Si la Stratégie nationale d’immigration et d’asile (SNIA), lancée en 2013, a permis la régularisation d’environ 50 000 migrants et leur accès partiel à des services sociaux, les freins à l’intégration restent nombreux. Le sondage pointe en particulier des obstacles économiques (22,2 %), sociaux (20,9 %), culturels (20,1 %), mais aussi religieux et linguistiques.
La montée des discours xénophobes sur les réseaux sociaux et la diffusion de contenus à caractère raciste, parfois relayés de part et d’autre, ont contribué à alimenter les tensions. Le rapport du CMC alerte également sur l’inaction des autorités dans certains quartiers sensibles, comme Oulad Ziane à Casablanca, où la visibilité des populations migrantes dans l’espace public cristallise les rejets.

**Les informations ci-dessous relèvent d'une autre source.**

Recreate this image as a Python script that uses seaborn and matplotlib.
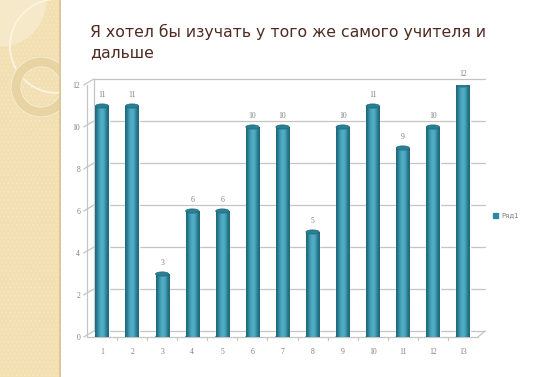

Parmi les recommandations émises, le rapport plaide pour un recentrage de la politique migratoire marocaine sur les droits humains, la criminalisation des discours de haine, et un engagement renforcé des collectivités locales et de la société civile. Le Maroc, rappellent les auteurs, étant lui-même un pays d’émigration, se doit d’appliquer aux migrants présents sur son sol les principes de dignité et de respect qu’il exige pour sa propre diaspora à l’étranger.